Rearrangement of synaptic connectivity is believed to be involved in shaping neuronal connections during brain developmental in early childhood, which determine mental health and behaviour of an individual. We here compare two types of the functional connectivity patterns: i) changes of healthy infants (3.7–32.6 months) to adults (25–35 yrs), reflecting normal developmental pattern, and ii) changes of healthy infants to autism spectrum disorder (ASD) patients (9.3–35.2 yrs), which encapsulate both developmental and ASD-specific pathological pattern. Using graph-based network parameters in the fMRI-derived connectome, we quantified changes and calculated average and median percent differences of various brain lobes. The connectome-to-connectome comparison suggests that synaptic rewiring is primarily concentrated in intra-thalamic and inter-lobe connections with the thalamus, and the ASD patients were characterised by significant thalamo-cortical hyperconnectivity. The average percent difference of the functional connectivity between ASD patients and adults for thalamus were as high as 82.58 % (degree), 72.8 % (betweenness centrality) 17.41 % (clustering coefficient) and 10.77/15.57 % (global/local efficiency). Regression models were built for normal brain development using functional connection data of healthy infants, child, adolescents and adults for each brain lobe. These regression curves suggest linearly increasing trends of functional connections from infant to adult in all brain lobes except in thalamus.

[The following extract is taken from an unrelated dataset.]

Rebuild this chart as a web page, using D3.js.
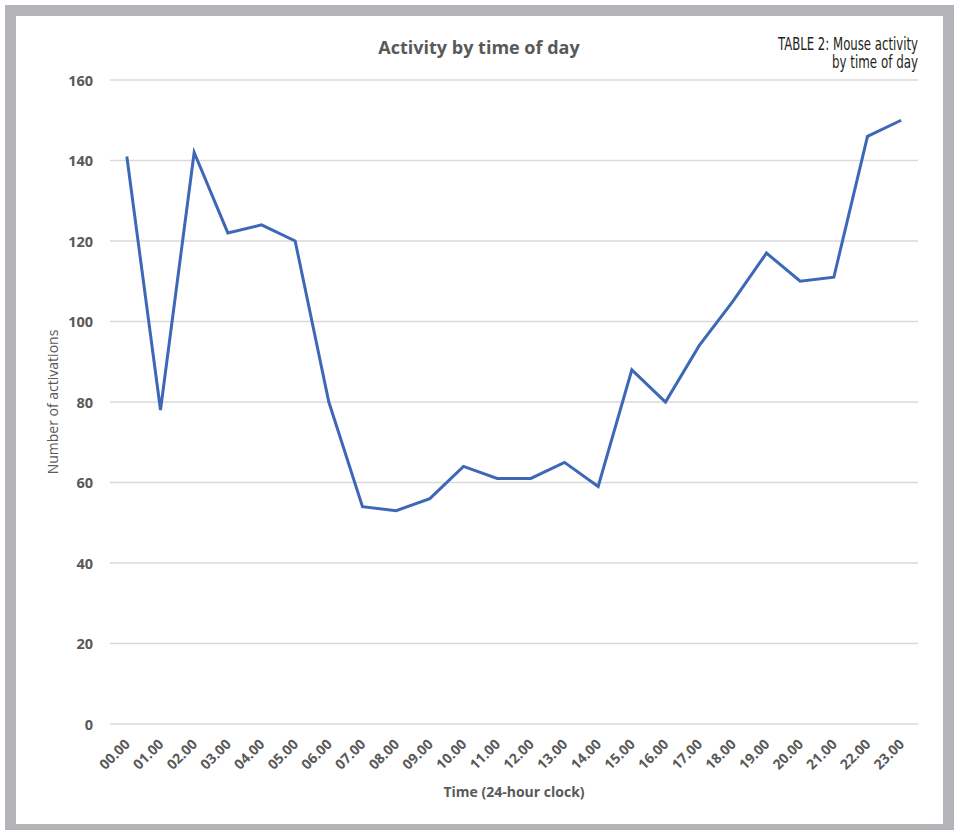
<!DOCTYPE html>
<html>
<head>
<meta charset="utf-8">
<script src="https://cdn.jsdelivr.net/npm/d3@7"></script>
<style>
  html, body { margin: 0; padding: 0; background: #ffffff; }
  svg { display: block; }
</style>
</head>
<body>
<svg id="chart" width="958" height="830"></svg>
<script>
// Hourly activation counts
const hours = ["00.00","01.00","02.00","03.00","04.00","05.00","06.00","07.00","08.00","09.00","10.00","11.00",
               "12.00","13.00","14.00","15.00","16.00","17.00","18.00","19.00","20.00","21.00","22.00","23.00"];
const activations = [141, 78, 142, 122, 124, 120, 80, 54, 53, 56, 64, 61,
                     61, 65, 59, 88, 80, 94, 105, 117, 110, 111, 146, 150];
const yTicks = [0, 20, 40, 60, 80, 100, 120, 140, 160];

const chartTitle = "Activity by time of day";
const captionLines = ["TABLE 2: Mouse activity", "by time of day"];
const xTitle = "Time (24-hour clock)";
const yTitle = "Number of activations";

const svg = d3.select("#chart");
const textColor = "#595959";
const font = "'Open Sans', 'DejaVu Sans', sans-serif";

// Grey frame
svg.append("rect")
  .attr("x", 10.5).attr("y", 10.5)
  .attr("width", 938).attr("height", 819)
  .attr("fill", "#ffffff")
  .attr("stroke", "#b3b4b8")
  .attr("stroke-width", 11);

const plot = { left: 110, right: 918, top: 80, bottom: 724 };

const x = d3.scaleBand()
  .domain(hours)
  .range([plot.left, plot.right]);

const y = d3.scaleLinear()
  .domain([0, 160])
  .range([plot.bottom, plot.top]);

// Horizontal gridlines
svg.append("g")
  .selectAll("line")
  .data(yTicks)
  .join("line")
  .attr("x1", plot.left).attr("x2", plot.right)
  .attr("y1", d => y(d)).attr("y2", d => y(d))
  .attr("stroke", "#d9d9d9")
  .attr("stroke-width", 1.3);

// Y axis labels
const yAxis = d3.axisLeft(y).tickValues(yTicks).tickSize(0).tickPadding(0);
const yg = svg.append("g")
  .attr("transform", `translate(${plot.left - 17},0)`)
  .call(yAxis);
yg.select(".domain").remove();
yg.selectAll("text")
  .attr("fill", textColor)
  .attr("font-family", font)
  .attr("font-weight", "bold")
  .attr("font-size", 14.5)
  .attr("dy", "0.35em");

// X axis labels, rotated
const xAxis = d3.axisBottom(x).tickSize(0).tickPadding(0);
const xg = svg.append("g")
  .attr("transform", `translate(0,${plot.bottom})`)
  .call(xAxis);
xg.select(".domain").remove();
xg.selectAll("text")
  .attr("fill", textColor)
  .attr("font-family", font)
  .attr("font-weight", "bold")
  .attr("font-size", 14)
  .attr("text-anchor", "end")
  .attr("dy", 0)
  .attr("y", 0)
  .attr("transform", "translate(4,21) rotate(-45)");

// Data line
const line = d3.line()
  .x((d, i) => x(hours[i]) + x.bandwidth() / 2)
  .y(d => y(d));

svg.append("path")
  .datum(activations)
  .attr("d", line)
  .attr("fill", "none")
  .attr("stroke", "#3d68b8")
  .attr("stroke-width", 3)
  .attr("stroke-linejoin", "miter");

// Chart title
svg.append("text")
  .attr("x", 479).attr("y", 54)
  .attr("text-anchor", "middle")
  .attr("fill", textColor)
  .attr("font-family", font)
  .attr("font-weight", "bold")
  .attr("font-size", 18)
  .text(chartTitle);

// Axis titles
svg.append("text")
  .attr("x", 514).attr("y", 797)
  .attr("text-anchor", "middle")
  .attr("fill", textColor)
  .attr("font-family", font)
  .attr("font-weight", "bold")
  .attr("font-size", 14)
  .text(xTitle);

svg.append("text")
  .attr("transform", `translate(58,${(plot.top + plot.bottom) / 2}) rotate(-90)`)
  .attr("text-anchor", "middle")
  .attr("fill", textColor)
  .attr("font-family", font)
  .attr("font-size", 14)
  .text(yTitle);

// Caption in the top-right corner
const capWidths = [140, 86];
svg.append("g")
  .selectAll("text")
  .data(captionLines)
  .join("text")
  .attr("x", (d, i) => 918 - capWidths[i])
  .attr("y", (d, i) => 50 + i * 18)
  .attr("fill", "#231f20")
  .attr("font-family", "'Liberation Sans Narrow', 'DejaVu Sans Condensed', sans-serif")
  .attr("font-size", 17)
  .attr("textLength", (d, i) => capWidths[i])
  .attr("lengthAdjust", "spacingAndGlyphs")
  .text(d => d);
</script>
</body>
</html>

Functional connections of ASD data are significantly different from this trends and characterized by significant overconnectivity. The distinct functional network signatures have the potential to serve as diagnostic markers of ASD. Towards this end, a method has been developed. The method can distinguish ASD subjects from their typically developing peers and healthy individuals with reasonable accuracy and specificity.